We are then left with the provision that compliance with the restrictive covenants “shall be presumed ... [if] no suit to enjoin construction is commenced prior to substantial completion thereof.” It is unchallenged, and the master so found, that after the April 8 letter and prior to this action, the DiPietros “proceeded to complete the project.” We adhere to the unambiguous terms of the restrictive covenants.3 Accord*261ingly, we hold the DiPietros are entitled to the presumption of compliance and that the granting of the injunction was therefore in error. See Sea Pines Plantation Co. v. Wells, 294 S.C. 266, 270, 363 S.E.2d 891, 894 (1987) (noting that restrictive covenants are voluntary contracts between the parties, and courts should enforce such contracts unless they are indefinite or violate public policy).

Our reversal of the injunction based on a straightforward application of Article V of the restrictive covenants is further supported by our firm view that a balancing of the equities compels the denial of injunctive relief. See Wells, 294 S.C. at 274, 363 S.E.2d at 896 (“A court does not automatically issue a mandatory injunction once it finds a restrictive covenant has been violated [as][t]he court must balance the equities between the parties....”); Hunnicutt v. Rickenbacker, 268 S.C. 511, 515, 234 S.E.2d 887, 889 (1977) (“[I]t is not every case of a structure erected in violation of a restriction which will call for [a mandatory injunction].”); Rabon v. Mali, 289 S.C. 37, 40, 344 S.E.2d 608, 610 (1986) (holding equity will refuse her aid when a party, knowing his rights, suffers his adversary to incur expenses, enter into obligations, or otherwise change his position before asserting a claim for enforcement, “especially if an injunction is [requested]”); Janasik v. Fairway Oaks Villas Horizontal Prop. Regime, 307 S.C. 339, 344-45, 415 S.E.2d 384, 387-88 (1992) (holding a horizontal property regime waived its right to enforce a restrictive covenant by failing to bring a claim for enforcement against a known violation until after a substantial amount was spent on improvements). Having reversed the mandatory injunction, we do not reach the DiPietros’ remaining assignments of error. Futch v. McAllister Towing of Georgetown, Inc., 335 S.C. 598, 613, 518 S.E.2d 591, 598 (1999) (noting that an appellate court need not address the remaining issues when disposition of a prior issue is dispositive).

CONCLUSION

We find that under the terms of the restrictive covenants the Association is not entitled' to a mandatory injunction *262requiring the removal of the patio. The order of the master granting the injunction is

REVERSED.

HEARN, C.J., concurs, and ANDERSON, J., dissents in a separate opinion.

. For example, Terry Frownfelter, a longtime Cedar Cove resident, acknowledged that many of the residents "that have lived there over the fourteen years that I've been there basically have been able to do what they want to.

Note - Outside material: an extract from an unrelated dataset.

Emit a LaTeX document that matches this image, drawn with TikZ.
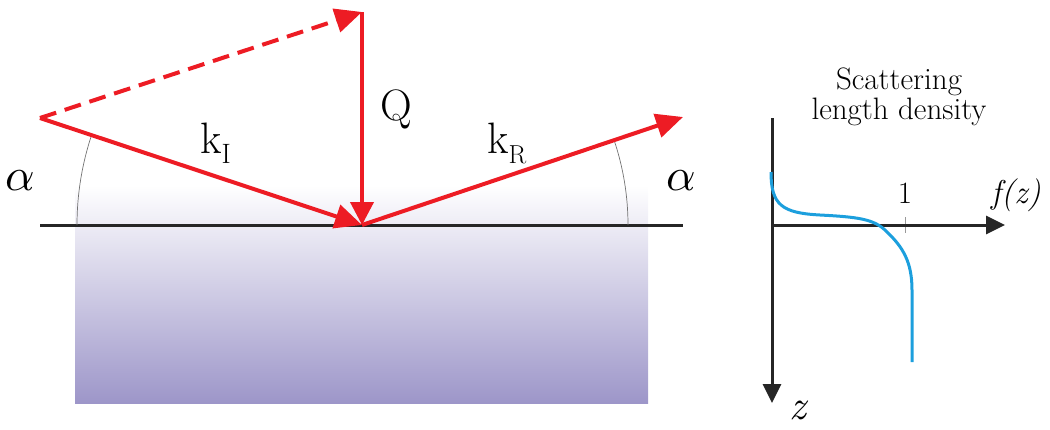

I'm thirty feet into the common area myself.”

. The Association’s final brief refers to the patio as "80% completed when [Rudy] received the [April 8] letter from the Board.” The Association characterizes the 80% figure as a concession by the DiPietros. (Respondent's final brief, 6).

. We reach this result without the aid of the settled principle that "[Restrictive covenants are to be construed most strictly against the grantor and persons seeking [to] enforce them, and liberally in favor of the grantee, all doubts being resolved in favor of a free use property and *261against restrictions.” Sprouse v. Winston, 212 S.C. 176, 184, 46 S.E.2d 874, 878 (1948) (quoting 26 C.J.S. Deeds, § 163).